No queda entre tanto claro cómo se conformará de una manera razonable ese segmento del 10 % del total de usuarios que pasa a abonar tarifa plena. Pero nuestros reparos a la “segmentación” de los usuarios no pasan por allí, sino por la impresión de que con ese sistema viene a avanzarse en un método de imposible y a la vez indeseable aplicación, cual es que en el tren de “lotear” a los usuarios, terminemos en un futuro no lejano haciéndolo con toda la población, en un intento de examinar su situación “caso por caso”.

Es que la objeción fundamental que cabe hacer a ese sistema de segmentación en su totalidad, es que no estimula el consumo razonable de la electricidad y el gas, es decir no lleva a “cuidar lo que se consume, fuera del grupo del 10 % indicado, que es el único cuyas tarifas no están subsidiadas.
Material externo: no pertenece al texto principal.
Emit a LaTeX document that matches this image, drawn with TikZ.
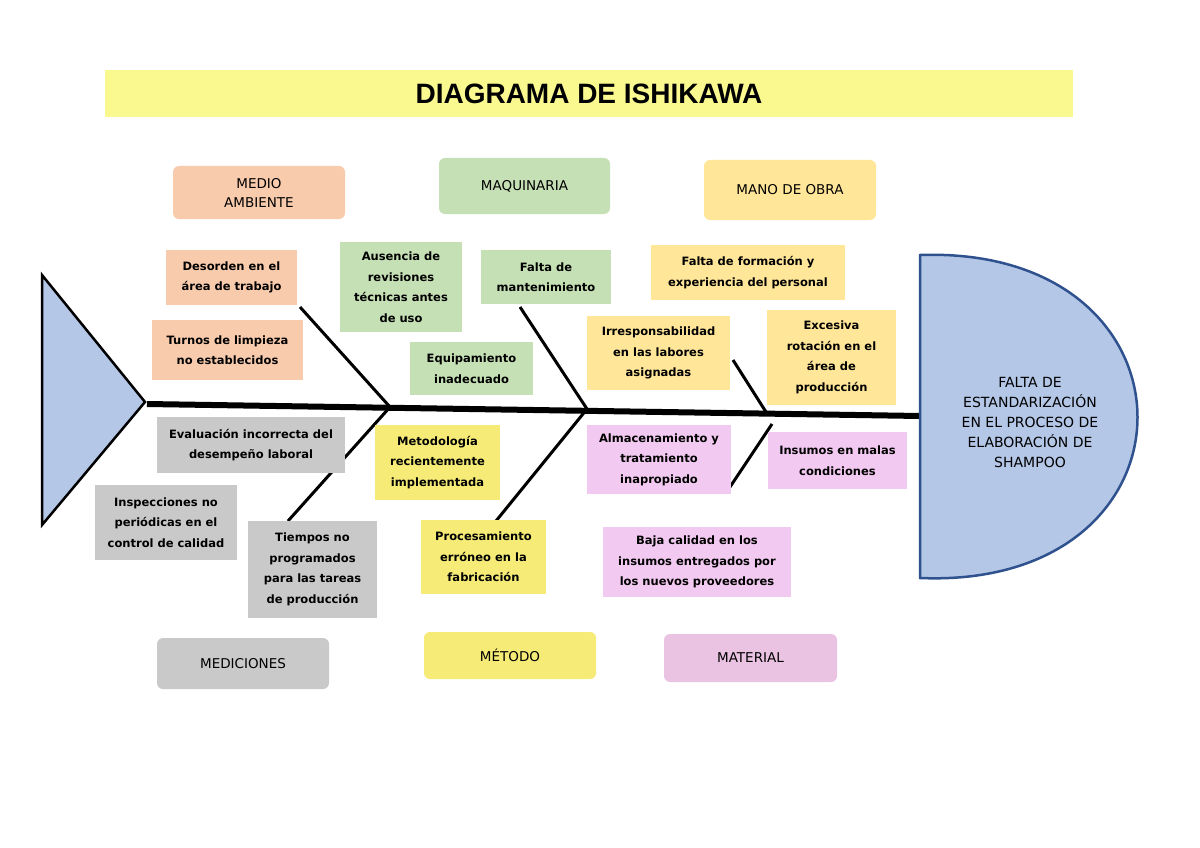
\documentclass[tikz,border=0pt]{standalone}
\usepackage{fontspec}
\setmainfont{DejaVu Sans}
\newfontfamily\titlefont{Liberation Sans}
\usetikzlibrary{positioning}
\definecolor{salmon}{HTML}{F8CBAD}
\definecolor{verde}{HTML}{C5E0B4}
\definecolor{oro}{HTML}{FFE699}
\definecolor{gris}{HTML}{C9C9C9}
\definecolor{amar}{HTML}{F5EB76}
\definecolor{rosa}{HTML}{EAC3E2}
\definecolor{rosac}{HTML}{F2C9F0}
\definecolor{azul}{HTML}{B4C7E7}
\definecolor{azulb}{HTML}{2F528F}
\definecolor{titulo}{HTML}{FAF98F}
\tikzset{
  cat/.style={rounded corners=6pt, inner sep=2pt, align=center, font=\fontsize{13.5}{19}\selectfont},
  causa/.style={inner sep=2pt, align=center, font=\fontsize{11.5}{20.5}\selectfont\bfseries},
  hueso/.style={line width=3pt},
}
\begin{document}
\begin{tikzpicture}[x=1pt,y=-1pt]
\useasboundingbox (0,0) rectangle (1200,848);
\fill[white] (0,0) rectangle (1200,848);
% titulo
\node[fill=titulo, minimum width=968pt, minimum height=47pt, font=\titlefont\fontsize{28}{30}\selectfont\bfseries] (title) at (589,93.5) {DIAGRAMA DE ISHIKAWA};
% espina y huesos
\coordinate (s1) at (390,407);
\coordinate (s2) at (587,409);
\coordinate (s3) at (766,412);
\draw[hueso] (300,307) -- (s1);
\draw[hueso] (520,307) -- (s2);
\draw[hueso] (733,360) -- (s3);
\draw[hueso] (s1) -- (288,521);
\draw[hueso] (s2) -- (496,521);
\draw[hueso] (772,424) -- (728,490);
% cola
\draw[line width=2.5pt, fill=azul] (42,275) -- (145,402) -- (42,525) -- cycle;
\draw[line width=6pt] (147,404) -- (920,416);
% cabeza
\draw[line width=2.5pt, draw=azulb, fill=azul] (920,255) .. controls (1210,245) and (1210,590) .. (920,578) -- cycle;
\node[align=center, font=\fontsize{14}{20}\selectfont] (efecto) at (1030,422) {FALTA DE\\ESTANDARIZACIÓN\\EN EL PROCESO DE\\ELABORACIÓN DE\\SHAMPOO};
% categorias
\node[cat, fill=salmon, minimum width=172pt, minimum height=53pt] (medio) at (259,192.5) {MEDIO\\AMBIENTE};
\node[cat, fill=verde, minimum width=171pt, minimum height=56pt] (maq) at (524.5,186) {MAQUINARIA};
\node[cat, fill=oro, minimum width=172pt, minimum height=60pt] (mano) at (790,190) {MANO DE OBRA};
\node[cat, fill=gris, minimum width=172pt, minimum height=51pt] (medic) at (243,663.5) {MEDICIONES};
\node[cat, fill=amar, minimum width=172pt, minimum height=47pt] (metodo) at (510,655.5) {MÉTODO};
\node[cat, fill=rosa, minimum width=173pt, minimum height=48pt] (mat) at (750.5,658) {MATERIAL};
% causas
\node[causa, fill=salmon, minimum width=131pt, minimum height=55pt] (c1) at (231.5,277.5) {Desorden en el\\área de trabajo};
\node[causa, fill=salmon, minimum width=151pt, minimum height=60pt] (c2) at (227.5,350) {Turnos de limpieza\\no establecidos};
\node[causa, fill=verde, minimum width=122pt, minimum height=90pt] (c3) at (401,287) {Ausencia de\\revisiones\\técnicas antes\\de uso};
\node[causa, fill=verde, minimum width=123pt, minimum height=53pt] (c4) at (471.5,368.5) {Equipamiento\\inadecuado};
\node[causa, fill=verde, minimum width=130pt, minimum height=54pt] (c5) at (546,277) {Falta de\\mantenimiento};
\node[causa, fill=oro, minimum width=194pt, minimum height=55pt] (c6) at (748,272.5) {Falta de formación y\\experiencia del personal};
\node[causa, fill=oro, minimum width=143pt, minimum height=74pt] (c7) at (658.5,353) {Irresponsabilidad\\en las labores\\asignadas};
\node[causa, fill=oro, minimum width=129pt, minimum height=95pt] (c8) at (831.5,357.5) {Excesiva\\rotación en el\\área de\\producción};
\node[causa, fill=gris, minimum width=188pt, minimum height=56pt] (c9) at (251,445) {Evaluación incorrecta del\\desempeño laboral};
\node[causa, fill=gris, minimum width=142pt, minimum height=75pt] (c10) at (166,522.5) {Inspecciones no\\periódicas en el\\control de calidad};
\node[causa, fill=gris, minimum width=129pt, minimum height=97pt] (c11) at (312.5,569.5) {Tiempos no\\programados\\para las tareas\\de producción};
\node[causa, fill=amar, minimum width=125pt, minimum height=75pt] (c12) at (437.5,462.5) {Metodología\\recientemente\\implementada};
\node[causa, fill=amar, minimum width=125pt, minimum height=74pt] (c13) at (483.5,557) {Procesamiento\\erróneo en la\\fabricación};
\node[causa, fill=rosac, minimum width=144pt, minimum height=69pt] (c14) at (659,459.5) {Almacenamiento y\\tratamiento\\inapropiado};
\node[causa, fill=rosac, minimum width=139pt, minimum height=57pt] (c15) at (837.5,460.5) {Insumos en malas\\condiciones};
\node[causa, fill=rosac, minimum width=188pt, minimum height=70pt] (c16) at (697,562) {Baja calidad en los\\insumos entregados por\\los nuevos proveedores};
\end{tikzpicture}
\end{document}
De manera que una de las alternativas que permitirían superar ese reparo, sería la que partiera de la aplicación de una tarifa básica, para una cantidad de gas y de electricidad que se considere como consumo razonable para una familia tipo, contemplando en el caso de la primera lo necesario para atender al consumo estimado como razonable en cocinar y calefacción, y en materia eléctrica para iluminación y el funcionamiento de uso doméstico como es el caso de la iluminación, televisión, y lavarropas entre otros. Dado lo cual, todo consumo que exceda esos límites pagaría la tarifa plena.

Al respecto, viene a nuestra memoria un dicho sepultado en el olvido, consecuencia de las largas épocas de dispendio que nos han mal acostumbrado, que advertía que “el que no apaga, paga”. Y así debería ser.